In your example you want to receive all permutations of an array, taking a specific number of elements of that array.
You can easily do that in an iterative manner.
Start by taking all permutations of n - 1 elements of an array:
// return all (n - 1) element permutations of an array
var permutations = function(arr) {
  return arr.reduce(function(re, value, i) {
    // add an array for each element in the original array
    return re.concat([arr.filter(function(v, index) {
      // drop each element with the same index
      return index !== i 
    })])
  }, [])
}
Now permutations([1,2,3]) would return [[1,2], [1,3], [2,3]]
That's always a disjoint set suppose you're having only unique values in the source array.
To receive all 3-element arrays of a 5-element array, you would first calculate the list of 4-element arrays and transform each of them to a 3-element array.
permutations([1,2,3,4]).map(permutations)
=> [[1,2,3] => [[[1,2], [1,3], [2,3]]
   ,[1,2,4]    ,[[1,2], [1,4], [2,4]]
   ,[1,3,4]    ,[[1,3], [1,4], [3,4]]
   ,[2,3,4]    ,[[2,3], [2,4], [3,4]]
   ]           ]
Obviously the problem here is that there are doubles.
That can be solved by dropping all non-unique values.
var unique = function(arr) {
  var s = arr.map(function(v) { return "" + v })

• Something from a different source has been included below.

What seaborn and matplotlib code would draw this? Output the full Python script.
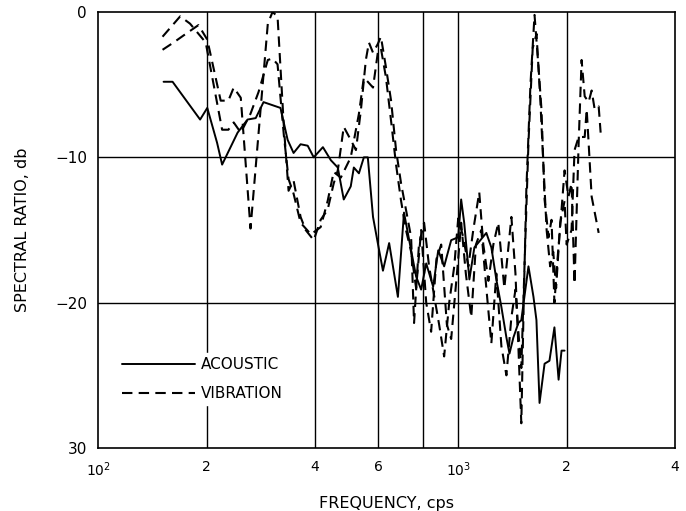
import matplotlib
matplotlib.use("Agg")
import matplotlib.pyplot as plt
import numpy as np
import pandas as pd
import seaborn as sns

# values (frequency in cps, ratio in db)
acoustic_freq = [152, 161, 192, 201, 214, 221, 244, 260, 274, 288, 321, 336, 349, 365, 382,
                 397, 421, 443, 463, 481, 503, 513, 530, 547, 561, 580, 598, 618, 643, 680,
                 707, 740, 764, 789, 815, 852, 880, 914, 956, 1000, 1019, 1039, 1074, 1109,
                 1197, 1236, 1276, 1318, 1361, 1388, 1423, 1469, 1497, 1567, 1618, 1649,
                 1682, 1737, 1792, 1850, 1900, 1936, 1974]
acoustic_db = [-4.8, -4.8, -7.4, -6.6, -9.0, -10.5, -8.3, -7.4, -7.3, -6.2, -6.6, -8.8, -9.7,
               -9.1, -9.2, -10.0, -9.3, -10.2, -10.7, -12.9, -12.0, -10.7, -11.1, -10.0, -10.0,
               -14.1, -15.9, -17.8, -15.9, -19.6, -13.8, -16.4, -18.2, -19.1, -17.3, -18.9,
               -16.4, -17.5, -15.7, -15.5, -12.9, -14.5, -18.4, -16.2, -15.2, -16.2, -18.4,
               -20.3, -22.4, -23.5, -22.4, -21.4, -21.2, -17.5, -19.6, -21.2, -26.9, -24.2,
               -24.0, -21.7, -25.3, -23.3, -23.3]

vib_a_freq = [151, 162, 173, 190, 201, 219, 230, 238, 249, 265, 296, 305, 315, 328, 338, 349,
              365, 377, 397, 415, 434, 451, 463, 481, 503, 520, 537, 554, 565, 580, 598, 610,
              630, 651, 672, 694, 716, 740, 754, 778, 804, 830, 857, 885, 914, 944, 975, 1000,
              1033, 1067, 1101, 1144, 1174, 1213, 1252, 1292, 1343, 1405, 1442, 1469, 1497,
              1520, 1546, 1587, 1629, 1671, 1703, 1737, 1782, 1816, 1850, 1887, 1936, 1974,
              2024, 2064, 2104, 2160, 2201, 2245, 2302, 2347, 2393, 2455, 2486]
vib_a_db = [-2.6, -2.1, -1.6, -0.9, -1.9, -6.1, -6.1, -5.2, -5.9, -14.9, -0.8, 0.0, -0.3,
            -7.9, -12.3, -11.6, -14.1, -15.0, -15.7, -14.3, -13.6, -11.8, -10.9, -7.9, -8.8,
            -9.5, -6.7, -3.3, -2.1, -2.8, -2.2, -1.7, -3.8, -6.1, -9.5, -11.8, -13.6, -15.5,
            -21.4, -16.0, -14.5, -17.5, -19.5, -21.5, -23.7, -20.0, -17.5, -14.2, -15.5,
            -17.5, -15.0, -12.4, -16.0, -18.5, -16.0, -14.5, -19.0, -14.1, -18.0, -23.0,
            -28.3, -20.0, -12.2, -5.0, -0.2, -3.8, -6.7, -12.9, -15.5, -14.3, -20.0, -17.0,
            -13.6, -10.9, -12.7, -11.8, -18.7, -9.0, -3.3, -5.8, -6.2, -5.4, -6.7, -6.5, -8.3]

vib_b_freq = [151, 169, 180, 199, 221, 230, 238, 249, 265, 279, 296, 305, 315, 328, 338, 349,
              365, 390, 415, 434, 451, 472, 503, 530, 547, 580, 598, 610, 630, 651, 672, 694,
              716, 740, 764, 789, 815, 841, 870, 897, 930, 956, 1000, 1019, 1050, 1087, 1120,
              1159, 1197, 1236, 1276, 1318, 1361, 1405, 1442, 1469, 1497, 1530, 1567, 1610,
              1650, 1690, 1720, 1760, 1800, 1836, 1870, 1920, 1974, 2000, 2064, 2104, 2160,
              2245, 2274, 2302, 2347, 2455]
vib_b_db = [-1.7, -0.3, -0.8, -2.1, -8.1, -8.1, -7.6, -8.3, -7.0, -5.5, -3.3, -3.2, -3.6,
            -8.5, -11.5, -12.5, -14.5, -15.3, -14.8, -13.0, -11.0, -11.4, -10.0, -7.0, -4.5,
            -5.2, -2.8, -2.5, -4.5, -7.5, -10.5, -13.0, -15.0, -16.5, -19.0, -15.0, -20.0,
            -22.0, -17.0, -16.0, -21.5, -22.5, -17.0, -14.5, -18.0, -21.0, -16.0, -15.0,
            -19.0, -22.8, -18.0, -23.0, -25.0, -21.0, -19.1, -22.0, -24.5, -17.0, -9.0,
            -2.5, -1.5, -6.0, -10.0, -15.0, -17.5, -16.5, -19.0, -14.5, -13.0, -16.0,
            -15.0, -9.5, -8.6, -8.6, -6.7, -9.0, -12.7, -15.2]

grid_x = [200, 400, 600, 800, 1000, 2000]
grid_y = [-10, -20]
xtick_pos = [100, 200, 400, 600, 1000, 2000, 4000]
xtick_labels = ["$10^2$", "2", "4", "6", "$10^3$", "2", "4"]
ytick_pos = [0, -10, -20, -30]
ytick_labels = ["0", "\u221210", "\u221220", "30"]

sns.set_style("white")
plt.rcParams["font.family"] = ["DejaVu Sans"]
plt.rcParams.update({"text.color": "black", "axes.labelcolor": "black",
                     "xtick.color": "black", "ytick.color": "black"})

fig = plt.figure(figsize=(6.86, 5.11), dpi=100)
ax = fig.add_axes([0.143, 0.1233, 0.841, 0.8532])

for gx in grid_x:
    ax.axvline(gx, color="black", linewidth=1.0, zorder=1)
for gy in grid_y:
    ax.axhline(gy, color="black", linewidth=1.0, zorder=1)

acoustic = pd.DataFrame({"freq": acoustic_freq, "db": acoustic_db})
vib_a = pd.DataFrame({"freq": vib_a_freq, "db": vib_a_db})
vib_b = pd.DataFrame({"freq": vib_b_freq, "db": vib_b_db})

sns.lineplot(data=acoustic, x="freq", y="db", ax=ax, color="black", linewidth=1.4,
             label="ACOUSTIC", zorder=3)
sns.lineplot(data=vib_a, x="freq", y="db", ax=ax, color="black", linewidth=1.5,
             label="VIBRATION", zorder=3)
sns.lineplot(data=vib_b, x="freq", y="db", ax=ax, color="black", linewidth=1.5,
             zorder=3)
for line in ax.get_lines()[-2:]:
    line.set_dashes((5, 3))

ax.set_xscale("log")
ax.set_xlim(100, 4000)
ax.set_ylim(-30, 0)
ax.set_xticks(xtick_pos)
ax.set_xticklabels(xtick_labels, fontsize=10)
ax.minorticks_off()
ax.set_yticks(ytick_pos)
ax.set_yticklabels(ytick_labels, fontsize=11)
ax.tick_params(axis="x", length=0, pad=9)
ax.tick_params(axis="y", length=0, pad=8)

for spine in ax.spines.values():
    spine.set_color("black")
    spine.set_linewidth(1.2)

ax.set_xlabel("FREQUENCY, cps", fontsize=11.5, labelpad=12)
ax.set_ylabel("SPECTRAL RATIO, db", fontsize=11.5, labelpad=18)

handles, labels = ax.get_legend_handles_labels()
leg = ax.legend(handles[:2], labels[:2], loc="lower left", bbox_to_anchor=(0.02, 0.08),
                frameon=True, fontsize=11, handlelength=4.8, handletextpad=0.4,
                labelspacing=0.9, borderpad=0.3)
leg.get_frame().set_edgecolor("white")
leg.get_frame().set_facecolor("white")
leg.get_frame().set_alpha(1.0)
leg.set_zorder(5)

fig.savefig("out.png", dpi=100)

  return arr.filter(function(v, i) { return s.indexOf("" + v) == i })
}
Packing it all into one function could be done like this:
var permutationsWithLength = function(arr, length) {
  var re = [arr]
  for (var i = arr.length; i >= length; i--) {
    re = re.reduce(function(tmp, perms) {
      return unique(temp.concat(permutations(perms)))
    }, [])
  }
  return re
}
I admit that this may not be the fastest approach, especially regarding the unique function, but it's a very generic one and will work for the problem you described even with larger arrays.